> **Task details**
Only the lines from the start of the data through the line with "from bokeh.resources import INLINE" belong in the copy. Restate them word for word, minus the pictures.

-------------------------

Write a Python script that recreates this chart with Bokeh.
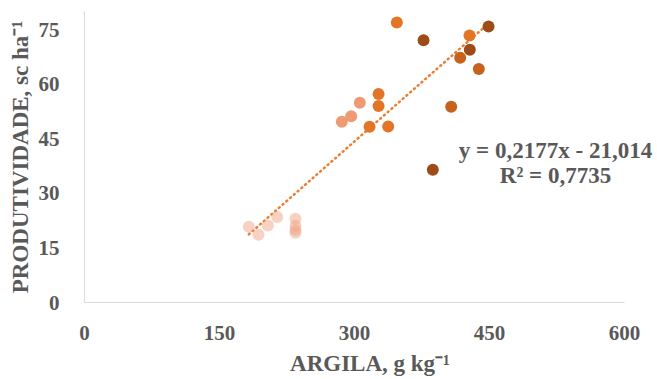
from bokeh.plotting import figure
from bokeh.models import ColumnDataSource, Range1d, FixedTicker, Label
from bokeh.embed import file_html
from bokeh.resources import INLINE

# ---- data ----
argila = [182.6, 193.3, 203.7, 214.1, 234.4, 234.4, 234.4, 234.4,
          285.9, 296.3, 305.9,
          316.7, 326.7, 326.7, 337.4, 347.0, 427.8,
          407.4, 417.4, 438.1,
          376.7, 387.0, 428.1, 448.9]
produtividade = [20.8, 18.6, 21.2, 23.5, 23.0, 21.0, 19.9, 19.2,
                 49.7, 51.2, 54.9,
                 48.3, 54.0, 57.3, 48.4, 77.0, 73.4,
                 53.8, 67.3, 64.2,
                 72.1, 36.5, 69.5, 75.9]
classe = ["c1"] * 8 + ["c2"] * 3 + ["c3"] * 6 + ["c4"] * 3 + ["c5"] * 4
x_ticks = [0, 150, 300, 450, 600]
y_ticks = [0, 15, 30, 45, 60, 75]
slope = 0.2177
intercept = -21.014
r2_text = "R² = 0,7735"
eq_text = "y = 0,2177x - 21,014"

# ---- styles ----
palette = {"c1": "#F0A383", "c2": "#EE9A72", "c3": "#E27626",
           "c4": "#C4621E", "c5": "#9E4C17"}
alphas = {"c1": 0.5, "c2": 1.0, "c3": 1.0, "c4": 1.0, "c5": 1.0}
FONT = "Liberation Serif"
TXT = "#595959"
FS_TICK = "21px"
FS_TITLE = "23px"

src = ColumnDataSource(dict(
    x=argila, y=produtividade,
    color=[palette[c] for c in classe],
    alpha=[alphas[c] for c in classe],
))

# frame extends a little past 600 so the equation text is not clipped;
# the axis line itself stops at 600 via bounds
p = figure(width=656, height=378, output_backend="svg", toolbar_location=None,
           x_range=Range1d(0, 634.4), y_range=Range1d(0, 80),
           min_border_left=84, min_border_right=1,
           min_border_top=11, min_border_bottom=76)
p.outline_line_color = None
p.grid.visible = False
p.background_fill_color = "white"

# trendline
xmin, xmax = min(argila), max(argila)
p.line([xmin, xmax], [slope * xmin + intercept, slope * xmax + intercept],
       line_color="#ED7D31", line_width=2.5, line_dash="1 4", line_cap="round")

p.scatter("x", "y", source=src, size=12, fill_color="color", fill_alpha="alpha",
          line_color=None)

for ax in (p.xaxis[0], p.yaxis[0]):
    ax.axis_line_color = "#D9D9D9"
    ax.axis_line_width = 1
    ax.major_tick_line_color = None
    ax.minor_tick_line_color = None
    ax.major_label_text_font = FONT
    ax.major_label_text_font_style = "bold"
    ax.major_label_text_font_size = FS_TICK
    ax.major_label_text_color = TXT
    ax.axis_label_text_font = FONT
    ax.axis_label_text_font_style = "bold"
    ax.axis_label_text_font_size = FS_TITLE
    ax.axis_label_text_color = TXT

p.xaxis.bounds = (0, 600)
p.yaxis.bounds = (0, 80)
p.xaxis.ticker = FixedTicker(ticks=x_ticks)
p.yaxis.ticker = FixedTicker(ticks=y_ticks)
p.xaxis.axis_label = "ARGILA, g kg⁻¹"
p.yaxis.axis_label = "PRODUTIVIDADE, sc ha⁻¹"
p.xaxis.major_label_standoff = 17
p.yaxis.major_label_standoff = 19
p.xaxis.axis_label_standoff = 8
p.yaxis.axis_label_standoff = 3

for txt, yy in ((eq_text, 41.9), (r2_text, 34.9)):
    p.add_layout(Label(x=523.3, y=yy, text=txt, text_font=FONT,
                       text_font_style="bold", text_font_size=FS_TITLE,
                       text_color=TXT, text_align="center",
                       text_baseline="middle"))

open("out.html", "w").write(file_html(p, INLINE))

-------------------------

> **Solution to this exercise**
Write a Python script that recreates this chart with Bokeh.
from bokeh.plotting import figure
from bokeh.models import ColumnDataSource, Range1d, FixedTicker, Label
from bokeh.embed import file_html
from bokeh.resources import INLINE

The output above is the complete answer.